• [Information shown]:
* * *
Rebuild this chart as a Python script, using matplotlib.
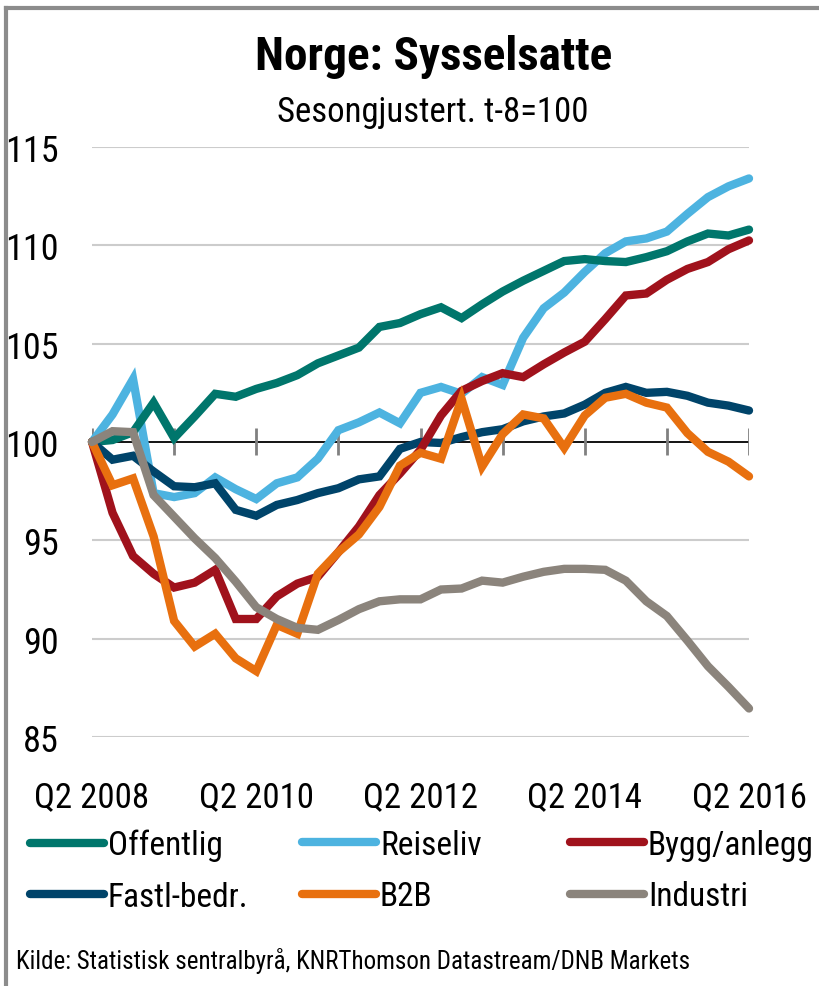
import matplotlib
matplotlib.use("Agg")
import matplotlib.pyplot as plt
from matplotlib import font_manager
from matplotlib.lines import Line2D

# the reference uses a narrow Arial; take the first condensed face that exists
narrow = None
for cand in ['Arial Narrow', 'Liberation Sans Narrow', 'Roboto Condensed',
             'Archivo Narrow', 'PT Sans Narrow']:
    try:
        font_manager.findfont(font_manager.FontProperties(family=cand),
                              fallback_to_default=False)
        narrow = cand
        break
    except ValueError:
        pass
if narrow:
    plt.rcParams['font.family'] = [narrow, 'Liberation Sans', 'DejaVu Sans']
    fs = 1.0
else:
    plt.rcParams['font.family'] = ['Liberation Sans', 'DejaVu Sans']
    fs = 0.82

# quarterly index, Q2 2008 .. Q2 2016 (t-8 = 100)
quarters = list(range(33))
xtick_pos = [0, 8, 16, 24, 32]
xtick_labels = ['Q2 2008', 'Q2 2010', 'Q2 2012', 'Q2 2014', 'Q2 2016']
yticks = [85, 90, 95, 100, 105, 110, 115]

offentlig = [100.0, 100.1, 100.5, 102.0, 100.2, 101.3, 102.45, 102.3, 102.7, 103.0,
             103.4, 104.0, 104.4, 104.8, 105.85, 106.05, 106.5, 106.85, 106.3, 107.0,
             107.65, 108.2, 108.7, 109.2, 109.3, 109.2, 109.15, 109.4, 109.7, 110.2,
             110.6, 110.5, 110.8]
reiseliv = [100.0, 101.4, 103.2, 97.4, 97.2, 97.4, 98.2, 97.6, 97.1, 97.9,
            98.2, 99.15, 100.6, 101.0, 101.5, 100.95, 102.5, 102.8, 102.45, 103.3,
            102.9, 105.3, 106.8, 107.6, 108.65, 109.6, 110.2, 110.35, 110.7, 111.6,
            112.45, 113.0, 113.4]
bygg = [100.0, 96.4, 94.2, 93.3, 92.6, 92.85, 93.5, 91.0, 91.0, 92.15,
        92.8, 93.15, 94.4, 95.7, 97.3, 98.4, 99.6, 101.35, 102.6, 103.1,
        103.5, 103.3, 103.95, 104.55, 105.1, 106.25, 107.45, 107.55, 108.25, 108.8,
        109.15, 109.8, 110.25]
fastl = [100.0, 99.1, 99.3, 98.5, 97.75, 97.7, 97.9, 96.55, 96.25, 96.8,
         97.05, 97.4, 97.65, 98.1, 98.25, 99.65, 100.0, 99.95, 100.25, 100.5,
         100.65, 101.05, 101.3, 101.45, 101.9, 102.5, 102.8, 102.5, 102.55, 102.35,
         102.0, 101.85, 101.6]
b2b = [100.0, 97.8, 98.15, 95.2, 90.9, 89.6, 90.25, 89.0, 88.35, 90.7,
       90.25, 93.3, 94.4, 95.3, 96.7, 98.8, 99.45, 99.15, 102.2, 98.75,
       100.4, 101.4, 101.2, 99.7, 101.35, 102.25, 102.45, 102.0, 101.75, 100.45,
       99.5, 99.0, 98.25]
industri = [100.0, 100.55, 100.5, 97.3, 96.2, 95.1, 94.1, 92.9, 91.6, 91.0,
            90.55, 90.45, 90.95, 91.5, 91.9, 92.0, 92.0, 92.5, 92.55, 92.95,
            92.85, 93.15, 93.4, 93.55, 93.55, 93.5, 92.95, 91.9, 91.15, 89.9,
            88.6, 87.55, 86.45]

c_off = '#00766c'
c_rei = '#4db3e0'
c_byg = '#a0121c'
c_fas = '#00446a'
c_b2b = '#e8700f'
c_ind = '#8b847c'

fig = plt.figure(figsize=(8.19, 9.87), dpi=100)
ax = fig.add_axes([92 / 819, 1 - 738 / 987, (749 - 92) / 819, (738 - 148) / 987])

for y in yticks:
    if y != 100:
        ax.axhline(y, color='#cccccc', lw=1.5, zorder=1)
ax.axhline(100, color='black', lw=1.3, zorder=2)
ax.vlines(range(0, 33, 4), 99.33, 100.7, color='#808080', lw=2, zorder=2)

lw = 6.0
series = [
    (reiseliv, c_rei, 'Reiseliv'),
    (offentlig, c_off, 'Offentlig'),
    (fastl, c_fas, 'Fastl-bedr.'),
    (bygg, c_byg, 'Bygg/anlegg'),
    (b2b, c_b2b, 'B2B'),
    (industri, c_ind, 'Industri'),
]
for vals, col, name in series:
    ax.plot(quarters, vals, color=col, lw=lw, solid_capstyle='round',
            solid_joinstyle='miter', clip_on=False, zorder=3)

ax.set_xlim(0, 32)
ax.set_ylim(85, 115)
for s in ax.spines.values():
    s.set_visible(False)
ax.set_yticks(yticks)
ax.set_yticklabels([str(v) for v in yticks], fontsize=26 * fs)
ax.set_xticks(xtick_pos)
ax.set_xticklabels(xtick_labels, fontsize=25 * fs)
ax.tick_params(axis='y', length=0, pad=24)
ax.tick_params(axis='x', length=0, pad=31)

fig.text(0.53, 0.942, 'Norge: Sysselsatte', ha='center', va='center',
         fontsize=34 * fs, fontweight='bold')
fig.text(0.528, 0.886, 'Sesongjustert. t-8=100', ha='center', va='center',
         fontsize=25 * fs)

# legend, three columns placed separately
leg_fs = 24 * fs
cols = [
    [(c_off, 'Offentlig'), (c_fas, 'Fastl-bedr.')],
    [(c_rei, 'Reiseliv'), (c_b2b, 'B2B')],
    [(c_byg, 'Bygg/anlegg'), (c_ind, 'Industri')],
]
col_x = [30 / 819, 302 / 819, 570 / 819]
for cx, entries in zip(col_x, cols):
    handles = [Line2D([], [], color=c, lw=lw, solid_capstyle='round') for c, _ in entries]
    fig.legend(handles, [n for _, n in entries], loc='upper left',
               bbox_to_anchor=(cx, 1 - 830 / 987), frameon=False, fontsize=leg_fs,
               handlelength=74 / (leg_fs * 100 / 72), handletextpad=0.12,
               labelspacing=0.58, borderpad=0, borderaxespad=0)

fig.text(16 / 819, 1 - 961 / 987,
         'Kilde: Statistisk sentralbyrå, KNRThomson Datastream/DNB Markets',
         ha='left', va='center', fontsize=18 * fs)

# grey frame on top and left
fig.add_artist(Line2D([6 / 819, 6 / 819], [0, 1 - 9 / 987], color='#8c8c8c', lw=3,
                      transform=fig.transFigure))
fig.add_artist(Line2D([6 / 819, 1], [1 - 9 / 987, 1 - 9 / 987], color='#8c8c8c', lw=3,
                      transform=fig.transFigure))

fig.savefig('out.png', dpi=100)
* * *
• [What to do]: Omit the pictures, then quote the rest of the material above exactly.

• [Exercise response]:
Rebuild this chart as a Python script, using matplotlib.
import matplotlib
matplotlib.use("Agg")
import matplotlib.pyplot as plt
from matplotlib import font_manager
from matplotlib.lines import Line2D

# the reference uses a narrow Arial; take the first condensed face that exists
narrow = None
for cand in ['Arial Narrow', 'Liberation Sans Narrow', 'Roboto Condensed',
             'Archivo Narrow', 'PT Sans Narrow']:
    try:
        font_manager.findfont(font_manager.FontProperties(family=cand),
                              fallback_to_default=False)
        narrow = cand
        break
    except ValueError:
        pass
if narrow:
    plt.rcParams['font.family'] = [narrow, 'Liberation Sans', 'DejaVu Sans']
    fs = 1.0
else:
    plt.rcParams['font.family'] = ['Liberation Sans', 'DejaVu Sans']
    fs = 0.82

# quarterly index, Q2 2008 .. Q2 2016 (t-8 = 100)
quarters = list(range(33))
xtick_pos = [0, 8, 16, 24, 32]
xtick_labels = ['Q2 2008', 'Q2 2010', 'Q2 2012', 'Q2 2014', 'Q2 2016']
yticks = [85, 90, 95, 100, 105, 110, 115]

offentlig = [100.0, 100.1, 100.5, 102.0, 100.2, 101.3, 102.45, 102.3, 102.7, 103.0,
             103.4, 104.0, 104.4, 104.8, 105.85, 106.05, 106.5, 106.85, 106.3, 107.0,
             107.65, 108.2, 108.7, 109.2, 109.3, 109.2, 109.15, 109.4, 109.7, 110.2,
             110.6, 110.5, 110.8]
reiseliv = [100.0, 101.4, 103.2, 97.4, 97.2, 97.4, 98.2, 97.6, 97.1, 97.9,
            98.2, 99.15, 100.6, 101.0, 101.5, 100.95, 102.5, 102.8, 102.45, 103.3,
            102.9, 105.3, 106.8, 107.6, 108.65, 109.6, 110.2, 110.35, 110.7, 111.6,
            112.45, 113.0, 113.4]
bygg = [100.0, 96.4, 94.2, 93.3, 92.6, 92.85, 93.5, 91.0, 91.0, 92.15,
        92.8, 93.15, 94.4, 95.7, 97.3, 98.4, 99.6, 101.35, 102.6, 103.1,
        103.5, 103.3, 103.95, 104.55, 105.1, 106.25, 107.45, 107.55, 108.25, 108.8,
        109.15, 109.8, 110.25]
fastl = [100.0, 99.1, 99.3, 98.5, 97.75, 97.7, 97.9, 96.55, 96.25, 96.8,
         97.05, 97.4, 97.65, 98.1, 98.25, 99.65, 100.0, 99.95, 100.25, 100.5,
         100.65, 101.05, 101.3, 101.45, 101.9, 102.5, 102.8, 102.5, 102.55, 102.35,
         102.0, 101.85, 101.6]
b2b = [100.0, 97.8, 98.15, 95.2, 90.9, 89.6, 90.25, 89.0, 88.35, 90.7,
       90.25, 93.3, 94.4, 95.3, 96.7, 98.8, 99.45, 99.15, 102.2, 98.75,
       100.4, 101.4, 101.2, 99.7, 101.35, 102.25, 102.45, 102.0, 101.75, 100.45,
       99.5, 99.0, 98.25]
industri = [100.0, 100.55, 100.5, 97.3, 96.2, 95.1, 94.1, 92.9, 91.6, 91.0,
            90.55, 90.45, 90.95, 91.5, 91.9, 92.0, 92.0, 92.5, 92.55, 92.95,
            92.85, 93.15, 93.4, 93.55, 93.55, 93.5, 92.95, 91.9, 91.15, 89.9,
            88.6, 87.55, 86.45]

c_off = '#00766c'
c_rei = '#4db3e0'
c_byg = '#a0121c'
c_fas = '#00446a'
c_b2b = '#e8700f'
c_ind = '#8b847c'

fig = plt.figure(figsize=(8.19, 9.87), dpi=100)
ax = fig.add_axes([92 / 819, 1 - 738 / 987, (749 - 92) / 819, (738 - 148) / 987])

for y in yticks:
    if y != 100:
        ax.axhline(y, color='#cccccc', lw=1.5, zorder=1)
ax.axhline(100, color='black', lw=1.3, zorder=2)
ax.vlines(range(0, 33, 4), 99.33, 100.7, color='#808080', lw=2, zorder=2)

lw = 6.0
series = [
    (reiseliv, c_rei, 'Reiseliv'),
    (offentlig, c_off, 'Offentlig'),
    (fastl, c_fas, 'Fastl-bedr.'),
    (bygg, c_byg, 'Bygg/anlegg'),
    (b2b, c_b2b, 'B2B'),
    (industri, c_ind, 'Industri'),
]
for vals, col, name in series:
    ax.plot(quarters, vals, color=col, lw=lw, solid_capstyle='round',
            solid_joinstyle='miter', clip_on=False, zorder=3)

ax.set_xlim(0, 32)
ax.set_ylim(85, 115)
for s in ax.spines.values():
    s.set_visible(False)
ax.set_yticks(yticks)
ax.set_yticklabels([str(v) for v in yticks], fontsize=26 * fs)
ax.set_xticks(xtick_pos)
ax.set_xticklabels(xtick_labels, fontsize=25 * fs)
ax.tick_params(axis='y', length=0, pad=24)
ax.tick_params(axis='x', length=0, pad=31)

fig.text(0.53, 0.942, 'Norge: Sysselsatte', ha='center', va='center',
         fontsize=34 * fs, fontweight='bold')
fig.text(0.528, 0.886, 'Sesongjustert. t-8=100', ha='center', va='center',
         fontsize=25 * fs)

# legend, three columns placed separately
leg_fs = 24 * fs
cols = [
    [(c_off, 'Offentlig'), (c_fas, 'Fastl-bedr.')],
    [(c_rei, 'Reiseliv'), (c_b2b, 'B2B')],
    [(c_byg, 'Bygg/anlegg'), (c_ind, 'Industri')],
]
col_x = [30 / 819, 302 / 819, 570 / 819]
for cx, entries in zip(col_x, cols):
    handles = [Line2D([], [], color=c, lw=lw, solid_capstyle='round') for c, _ in entries]
    fig.legend(handles, [n for _, n in entries], loc='upper left',
               bbox_to_anchor=(cx, 1 - 830 / 987), frameon=False, fontsize=leg_fs,
               handlelength=74 / (leg_fs * 100 / 72), handletextpad=0.12,
               labelspacing=0.58, borderpad=0, borderaxespad=0)

fig.text(16 / 819, 1 - 961 / 987,
         'Kilde: Statistisk sentralbyrå, KNRThomson Datastream/DNB Markets',
         ha='left', va='center', fontsize=18 * fs)

# grey frame on top and left
fig.add_artist(Line2D([6 / 819, 6 / 819], [0, 1 - 9 / 987], color='#8c8c8c', lw=3,
                      transform=fig.transFigure))
fig.add_artist(Line2D([6 / 819, 1], [1 - 9 / 987, 1 - 9 / 987], color='#8c8c8c', lw=3,
                      transform=fig.transFigure))

fig.savefig('out.png', dpi=100)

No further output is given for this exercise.